- Material to process
⟨

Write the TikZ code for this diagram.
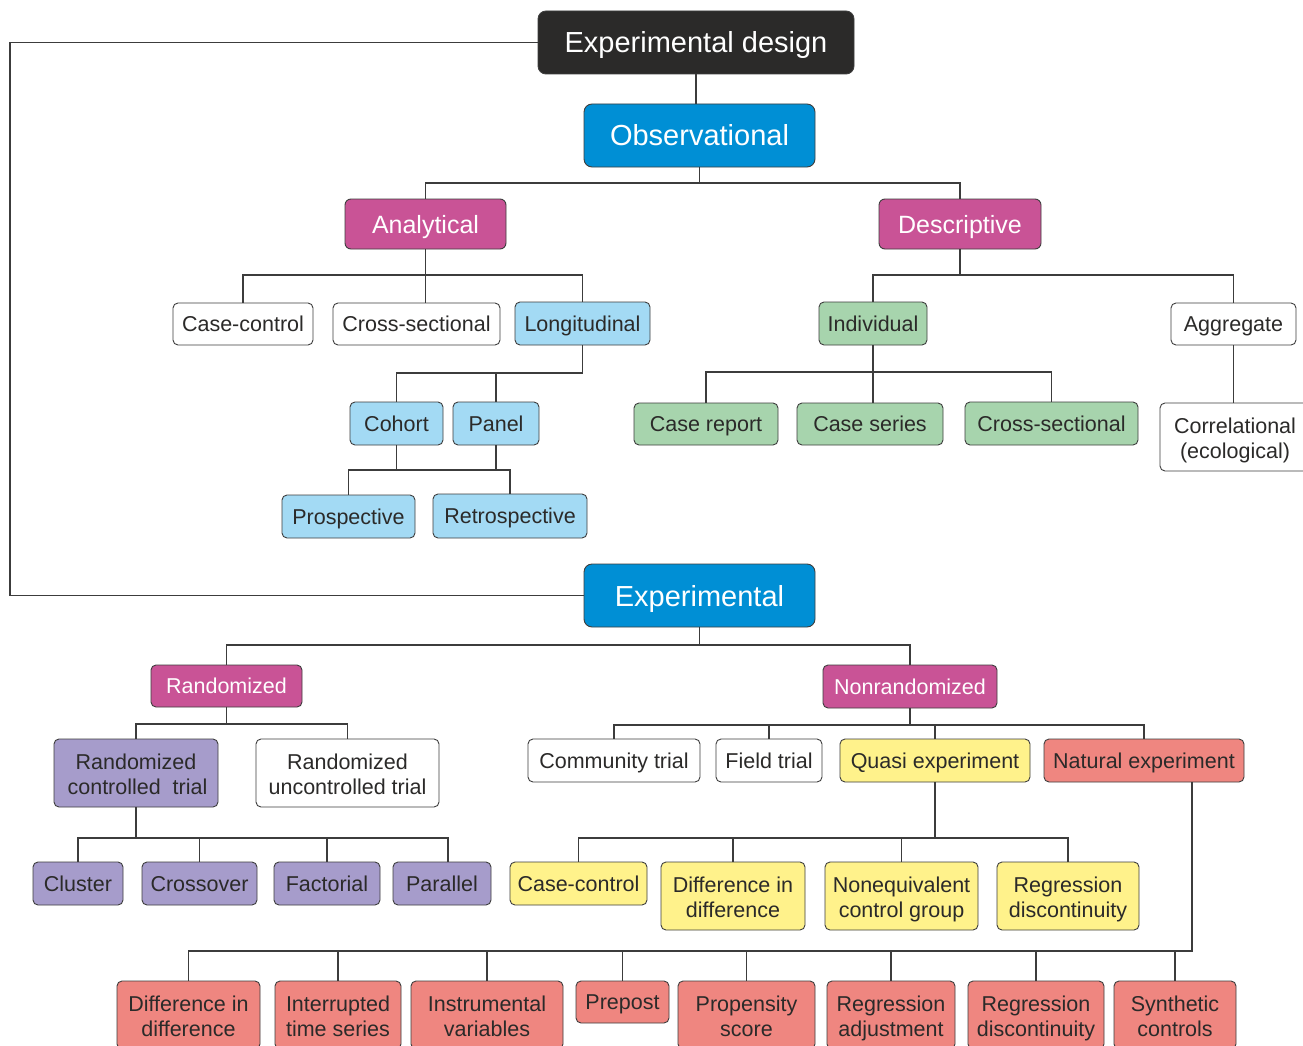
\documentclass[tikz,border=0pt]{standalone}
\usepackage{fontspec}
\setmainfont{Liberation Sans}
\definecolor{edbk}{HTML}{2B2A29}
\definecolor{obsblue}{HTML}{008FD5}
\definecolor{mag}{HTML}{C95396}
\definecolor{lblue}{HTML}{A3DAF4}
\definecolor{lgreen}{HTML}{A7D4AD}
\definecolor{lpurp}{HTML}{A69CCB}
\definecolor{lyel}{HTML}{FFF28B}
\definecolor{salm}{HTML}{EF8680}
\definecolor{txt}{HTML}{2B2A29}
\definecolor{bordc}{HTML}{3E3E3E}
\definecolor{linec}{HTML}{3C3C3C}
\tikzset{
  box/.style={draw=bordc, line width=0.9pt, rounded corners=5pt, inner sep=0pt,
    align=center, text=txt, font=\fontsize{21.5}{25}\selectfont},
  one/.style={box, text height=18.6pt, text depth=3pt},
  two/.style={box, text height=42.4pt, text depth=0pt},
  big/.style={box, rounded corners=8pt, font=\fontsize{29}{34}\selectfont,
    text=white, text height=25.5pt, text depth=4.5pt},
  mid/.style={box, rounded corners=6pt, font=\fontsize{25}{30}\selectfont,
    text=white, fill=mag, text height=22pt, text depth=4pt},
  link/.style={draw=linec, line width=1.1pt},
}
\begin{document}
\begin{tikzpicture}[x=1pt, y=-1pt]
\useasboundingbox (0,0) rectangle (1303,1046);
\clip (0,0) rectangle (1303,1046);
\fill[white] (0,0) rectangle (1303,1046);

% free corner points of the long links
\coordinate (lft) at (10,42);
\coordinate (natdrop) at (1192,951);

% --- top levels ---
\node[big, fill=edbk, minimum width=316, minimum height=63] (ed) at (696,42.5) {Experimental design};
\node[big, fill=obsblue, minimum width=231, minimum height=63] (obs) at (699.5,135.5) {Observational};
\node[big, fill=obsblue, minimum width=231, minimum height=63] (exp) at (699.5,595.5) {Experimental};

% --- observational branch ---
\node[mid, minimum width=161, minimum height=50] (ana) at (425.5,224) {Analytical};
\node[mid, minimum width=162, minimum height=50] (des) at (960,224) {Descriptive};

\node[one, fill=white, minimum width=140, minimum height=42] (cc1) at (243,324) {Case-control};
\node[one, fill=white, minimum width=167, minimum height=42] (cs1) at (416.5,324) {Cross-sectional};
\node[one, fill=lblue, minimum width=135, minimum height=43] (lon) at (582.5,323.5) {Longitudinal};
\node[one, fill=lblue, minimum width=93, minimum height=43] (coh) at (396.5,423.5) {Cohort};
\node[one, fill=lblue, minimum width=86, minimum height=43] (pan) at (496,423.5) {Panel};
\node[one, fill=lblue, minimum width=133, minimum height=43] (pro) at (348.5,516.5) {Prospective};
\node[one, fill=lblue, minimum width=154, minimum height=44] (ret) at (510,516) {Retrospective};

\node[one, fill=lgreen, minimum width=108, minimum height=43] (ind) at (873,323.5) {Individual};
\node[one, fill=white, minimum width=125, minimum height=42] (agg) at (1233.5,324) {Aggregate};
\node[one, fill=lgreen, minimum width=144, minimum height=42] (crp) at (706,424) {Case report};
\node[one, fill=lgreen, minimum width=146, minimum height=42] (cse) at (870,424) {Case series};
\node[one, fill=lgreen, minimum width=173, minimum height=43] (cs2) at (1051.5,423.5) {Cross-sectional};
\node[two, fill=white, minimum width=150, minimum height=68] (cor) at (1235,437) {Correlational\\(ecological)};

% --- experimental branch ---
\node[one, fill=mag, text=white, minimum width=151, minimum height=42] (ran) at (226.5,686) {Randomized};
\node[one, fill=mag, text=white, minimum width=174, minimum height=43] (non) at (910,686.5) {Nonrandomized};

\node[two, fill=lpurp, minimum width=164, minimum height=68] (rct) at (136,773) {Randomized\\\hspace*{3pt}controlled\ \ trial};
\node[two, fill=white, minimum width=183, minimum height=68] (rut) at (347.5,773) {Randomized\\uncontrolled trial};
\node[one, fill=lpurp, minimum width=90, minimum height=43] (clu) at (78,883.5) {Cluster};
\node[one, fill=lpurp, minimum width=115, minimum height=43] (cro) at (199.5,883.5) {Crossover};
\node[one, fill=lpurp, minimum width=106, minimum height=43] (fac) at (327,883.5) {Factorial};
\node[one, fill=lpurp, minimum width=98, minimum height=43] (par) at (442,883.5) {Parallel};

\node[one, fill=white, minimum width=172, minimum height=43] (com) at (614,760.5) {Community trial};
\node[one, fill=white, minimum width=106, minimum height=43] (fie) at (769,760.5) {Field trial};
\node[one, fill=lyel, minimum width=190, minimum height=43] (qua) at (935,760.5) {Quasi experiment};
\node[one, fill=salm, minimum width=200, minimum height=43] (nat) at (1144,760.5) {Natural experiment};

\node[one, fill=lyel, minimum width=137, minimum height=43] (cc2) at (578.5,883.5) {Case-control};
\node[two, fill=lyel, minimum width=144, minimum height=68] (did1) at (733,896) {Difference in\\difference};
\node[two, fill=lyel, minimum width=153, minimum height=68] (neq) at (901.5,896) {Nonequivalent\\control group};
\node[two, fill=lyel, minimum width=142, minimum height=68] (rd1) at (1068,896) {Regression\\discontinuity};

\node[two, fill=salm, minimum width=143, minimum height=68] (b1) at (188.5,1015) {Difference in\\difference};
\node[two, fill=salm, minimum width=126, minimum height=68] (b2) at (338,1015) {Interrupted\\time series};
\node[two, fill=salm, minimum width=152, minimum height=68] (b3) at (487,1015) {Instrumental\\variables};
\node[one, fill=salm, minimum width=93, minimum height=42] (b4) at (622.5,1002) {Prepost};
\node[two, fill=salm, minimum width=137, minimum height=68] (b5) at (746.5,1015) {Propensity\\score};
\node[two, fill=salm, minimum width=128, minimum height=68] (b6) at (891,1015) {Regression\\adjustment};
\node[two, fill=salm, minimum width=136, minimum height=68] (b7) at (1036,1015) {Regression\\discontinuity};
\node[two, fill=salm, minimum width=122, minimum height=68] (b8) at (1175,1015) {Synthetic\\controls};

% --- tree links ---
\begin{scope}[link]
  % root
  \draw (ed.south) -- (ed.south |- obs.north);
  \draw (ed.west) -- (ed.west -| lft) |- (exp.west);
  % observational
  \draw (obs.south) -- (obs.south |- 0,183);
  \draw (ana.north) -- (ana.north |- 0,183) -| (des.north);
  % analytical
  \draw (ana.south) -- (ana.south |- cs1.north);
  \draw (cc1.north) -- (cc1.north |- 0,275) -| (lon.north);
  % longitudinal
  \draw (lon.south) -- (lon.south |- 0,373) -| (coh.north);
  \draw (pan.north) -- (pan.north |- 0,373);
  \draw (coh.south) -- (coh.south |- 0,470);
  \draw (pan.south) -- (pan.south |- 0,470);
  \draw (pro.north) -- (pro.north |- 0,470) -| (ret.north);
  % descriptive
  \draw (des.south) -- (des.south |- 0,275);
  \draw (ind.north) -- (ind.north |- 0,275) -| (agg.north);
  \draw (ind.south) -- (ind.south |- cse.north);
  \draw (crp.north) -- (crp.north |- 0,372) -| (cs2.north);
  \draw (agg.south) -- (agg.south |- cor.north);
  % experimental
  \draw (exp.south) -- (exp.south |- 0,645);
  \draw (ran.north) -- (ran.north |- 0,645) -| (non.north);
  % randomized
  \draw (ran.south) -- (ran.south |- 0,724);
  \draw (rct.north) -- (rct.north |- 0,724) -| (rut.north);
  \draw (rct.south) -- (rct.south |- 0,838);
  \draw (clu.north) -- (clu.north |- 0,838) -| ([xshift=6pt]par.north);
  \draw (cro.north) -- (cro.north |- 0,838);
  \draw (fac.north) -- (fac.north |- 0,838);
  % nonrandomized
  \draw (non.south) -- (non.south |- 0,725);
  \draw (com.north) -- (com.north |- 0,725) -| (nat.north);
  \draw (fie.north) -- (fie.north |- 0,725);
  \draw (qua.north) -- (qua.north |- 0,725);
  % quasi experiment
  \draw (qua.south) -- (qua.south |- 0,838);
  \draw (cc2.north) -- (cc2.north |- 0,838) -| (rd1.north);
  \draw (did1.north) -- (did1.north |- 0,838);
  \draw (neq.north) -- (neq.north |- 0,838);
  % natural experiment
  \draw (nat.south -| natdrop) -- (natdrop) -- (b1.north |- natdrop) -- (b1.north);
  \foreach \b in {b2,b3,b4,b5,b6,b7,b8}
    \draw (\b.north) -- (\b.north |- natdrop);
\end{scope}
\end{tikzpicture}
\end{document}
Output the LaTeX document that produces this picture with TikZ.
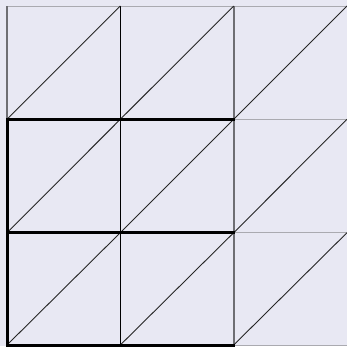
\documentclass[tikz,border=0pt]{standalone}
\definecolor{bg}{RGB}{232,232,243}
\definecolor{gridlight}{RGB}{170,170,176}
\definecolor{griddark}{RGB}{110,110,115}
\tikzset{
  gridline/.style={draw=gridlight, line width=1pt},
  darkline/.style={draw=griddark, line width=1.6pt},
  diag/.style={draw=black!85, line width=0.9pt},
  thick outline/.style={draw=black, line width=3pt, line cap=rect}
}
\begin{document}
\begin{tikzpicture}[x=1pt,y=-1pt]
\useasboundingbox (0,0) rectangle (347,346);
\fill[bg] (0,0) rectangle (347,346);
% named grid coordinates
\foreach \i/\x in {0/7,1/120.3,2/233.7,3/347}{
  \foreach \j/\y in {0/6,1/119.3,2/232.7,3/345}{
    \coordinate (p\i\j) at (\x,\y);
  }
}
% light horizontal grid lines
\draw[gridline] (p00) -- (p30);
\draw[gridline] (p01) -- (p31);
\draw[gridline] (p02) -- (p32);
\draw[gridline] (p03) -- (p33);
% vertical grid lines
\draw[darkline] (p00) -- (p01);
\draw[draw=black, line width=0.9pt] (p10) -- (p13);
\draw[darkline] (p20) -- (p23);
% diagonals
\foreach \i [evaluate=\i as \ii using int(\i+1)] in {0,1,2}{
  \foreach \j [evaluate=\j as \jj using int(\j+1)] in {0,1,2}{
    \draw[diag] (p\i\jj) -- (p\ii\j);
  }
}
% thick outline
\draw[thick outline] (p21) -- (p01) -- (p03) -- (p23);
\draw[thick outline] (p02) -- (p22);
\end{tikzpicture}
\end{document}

⟩

- Your goal
Reproduce only the lines running from the beginning of the entries above to the line holding "minimum height=63] (exp)", inclusive. Pictures stay out of the copy.

- Exercise response
Write the TikZ code for this diagram.
\documentclass[tikz,border=0pt]{standalone}
\usepackage{fontspec}
\setmainfont{Liberation Sans}
\definecolor{edbk}{HTML}{2B2A29}
\definecolor{obsblue}{HTML}{008FD5}
\definecolor{mag}{HTML}{C95396}
\definecolor{lblue}{HTML}{A3DAF4}
\definecolor{lgreen}{HTML}{A7D4AD}
\definecolor{lpurp}{HTML}{A69CCB}
\definecolor{lyel}{HTML}{FFF28B}
\definecolor{salm}{HTML}{EF8680}
\definecolor{txt}{HTML}{2B2A29}
\definecolor{bordc}{HTML}{3E3E3E}
\definecolor{linec}{HTML}{3C3C3C}
\tikzset{
  box/.style={draw=bordc, line width=0.9pt, rounded corners=5pt, inner sep=0pt,
    align=center, text=txt, font=\fontsize{21.5}{25}\selectfont},
  one/.style={box, text height=18.6pt, text depth=3pt},
  two/.style={box, text height=42.4pt, text depth=0pt},
  big/.style={box, rounded corners=8pt, font=\fontsize{29}{34}\selectfont,
    text=white, text height=25.5pt, text depth=4.5pt},
  mid/.style={box, rounded corners=6pt, font=\fontsize{25}{30}\selectfont,
    text=white, fill=mag, text height=22pt, text depth=4pt},
  link/.style={draw=linec, line width=1.1pt},
}
\begin{document}
\begin{tikzpicture}[x=1pt, y=-1pt]
\useasboundingbox (0,0) rectangle (1303,1046);
\clip (0,0) rectangle (1303,1046);
\fill[white] (0,0) rectangle (1303,1046);

% free corner points of the long links
\coordinate (lft) at (10,42);
\coordinate (natdrop) at (1192,951);

% --- top levels ---
\node[big, fill=edbk, minimum width=316, minimum height=63] (ed) at (696,42.5) {Experimental design};
\node[big, fill=obsblue, minimum width=231, minimum height=63] (obs) at (699.5,135.5) {Observational};
\node[big, fill=obsblue, minimum width=231, minimum height=63] (exp) at (699.5,595.5) {Experimental};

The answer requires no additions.